When the breeze is hardly moving, 'light airs' it's called, everything moves in. slow. motion.

You adjust the helm to try and come as close onto breeze as you can, moving the tiller back and forth you can feel the boat respond ever so gently and you start to get a feel for how to hold the tiller extension and how you need to sit so it sits in your hand (like a microphone) comfortably.

You try and adjust your sails. You haul in the sheets and set them in the cleats. Half a minute later you cast them off again to see if you can get any better performance from your boat with your sails bellied out further.

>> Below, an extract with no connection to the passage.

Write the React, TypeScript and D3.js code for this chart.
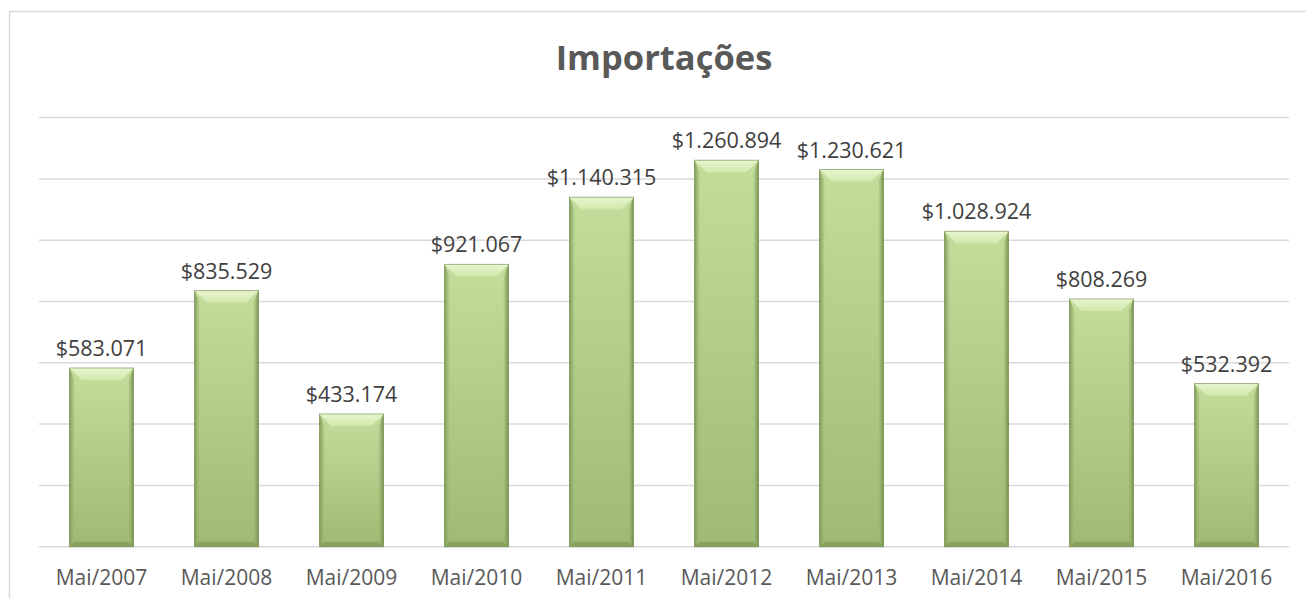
import React from 'react';
import * as d3 from 'd3';

const categories = ['Mai/2007', 'Mai/2008', 'Mai/2009', 'Mai/2010', 'Mai/2011', 'Mai/2012', 'Mai/2013', 'Mai/2014', 'Mai/2015', 'Mai/2016'];
const values = [583071, 835529, 433174, 921067, 1140315, 1260894, 1230621, 1028924, 808269, 532392];
const gridTicks = [0, 200000, 400000, 600000, 800000, 1000000, 1200000, 1400000];

const W = 1306;
const H = 598;
const left = 39;
const right = 1289;
const top = 117.6;
const bottom = 546.7;

const fmt = (v: number) => '$' + d3.format(',')(v).replace(/,/g, '.');

export default function App() {
  const x = d3.scaleBand<string>().domain(categories).range([left, right]).paddingInner(0.488).paddingOuter(0.244);
  const y = d3.scaleLinear().domain([0, 1400000]).range([bottom, top]);
  const font = '"Open Sans", sans-serif';

  return (
    <svg width={W} height={H} style={{ position: 'absolute', left: 0, top: 0, background: '#fff' }}>
      <defs>
        <linearGradient id="body" x1="0" y1="0" x2="0" y2="1">
          <stop offset="0" stopColor="#c3de9b" />
          <stop offset="1" stopColor="#9fba74" />
        </linearGradient>
        <linearGradient id="topBevel" x1="0" y1="0" x2="0" y2="1">
          <stop offset="0" stopColor="#e9f5cf" />
          <stop offset="1" stopColor="#d2e8ad" />
        </linearGradient>
        <linearGradient id="sideL" x1="0" y1="0" x2="1" y2="0">
          <stop offset="0" stopColor="#7f9a57" />
          <stop offset="1" stopColor="#9fba74" stopOpacity={0.3} />
        </linearGradient>
        <linearGradient id="sideR" x1="1" y1="0" x2="0" y2="0">
          <stop offset="0" stopColor="#738e4d" />
          <stop offset="1" stopColor="#9fba74" stopOpacity={0.3} />
        </linearGradient>
      </defs>
      <rect x={9.5} y={11.5} width={W} height={H} fill="#fff" stroke="#d9d9d9" strokeWidth={1.5} />
      {gridTicks.map((t) => (
        <line key={t} x1={left} x2={right} y1={y(t)} y2={y(t)} stroke="#d9d9d9" strokeWidth={1.5} />
      ))}
      <text x={664} y={70} textAnchor="middle" fontFamily={font} fontWeight="bold" fontSize={34.5} fill="#595959">
        Importações
      </text>
      {values.map((v, i) => {
        const x0 = x(categories[i])!;
        const x1 = x0 + x.bandwidth();
        const y0 = y(v);
        const y1 = y(0);
        const b = 12;
        const s = 5;
        return (
          <g key={categories[i]}>
            <rect x={x0} y={y0} width={x1 - x0} height={y1 - y0} fill="url(#body)" />
            <polygon points={`${x0},${y0} ${x0 + s},${y0 + b} ${x0 + s},${y1 - s} ${x0},${y1}`} fill="url(#sideL)" />
            <polygon points={`${x1},${y0} ${x1 - s},${y0 + b} ${x1 - s},${y1 - s} ${x1},${y1}`} fill="url(#sideR)" />
            <polygon points={`${x0},${y1} ${x0 + s},${y1 - s} ${x1 - s},${y1 - s} ${x1},${y1}`} fill="#849f5c" opacity={0.85} />
            <polygon points={`${x0},${y0} ${x1},${y0} ${x1 - b},${y0 + b} ${x0 + b},${y0 + b}`} fill="url(#topBevel)" />
            <rect x={x0} y={y0} width={x1 - x0} height={y1 - y0} fill="none" stroke="#6f8a4c" strokeWidth={1} opacity={0.6} />
            <text x={(x0 + x1) / 2} y={y0 - 12} textAnchor="middle" fontFamily={font} fontSize={21.5} fill="#404040">
              {fmt(v)}
            </text>
            <text x={(x0 + x1) / 2} y={585} textAnchor="middle" fontFamily={font} fontSize={21} fill="#595959">
              {categories[i]}
            </text>
          </g>
        );
      })}
    </svg>
  );
}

All the while you look at the trees, flags, and pennants on shore, searching for a hint of the wind picking up or at least the direction it is moving in now. You look at the other crews in the class, in their boats, and wonder how they could be possibly passing you when they are sailing in the same airs you are. You look at your tiller and sails again and start adjusting them again.

Until the wind dies off completely and you sit there, unmoving, dead in the water. It is at those moments when you truly realize that you are at the mercy of the elements. You look at the glassy sea around you, at the empty sky above, and wait for a sign. Any sign. Any indication that the wind is coming back.

And then, like generations of sailors before, you start imagining signs. "Maybe that seagull lifting off the water means the wind is coming?" "Maybe everyone else is passing us because our boat is jinxed?" "Maybe my brain isn't working because I forgot to bring a water bottle again?"

And then, while all this foolishness is passing through your head, the jib gives an warning flap, and the wind comes back up again. And away you go.

"That," said instructor Geoff at the end of the night, "is what sailing is all about."

Next time I'll remember to whistle.

Rolling up sails after class - Part of the after class ritual is to take the sails off our boats, fold them up, and put them away.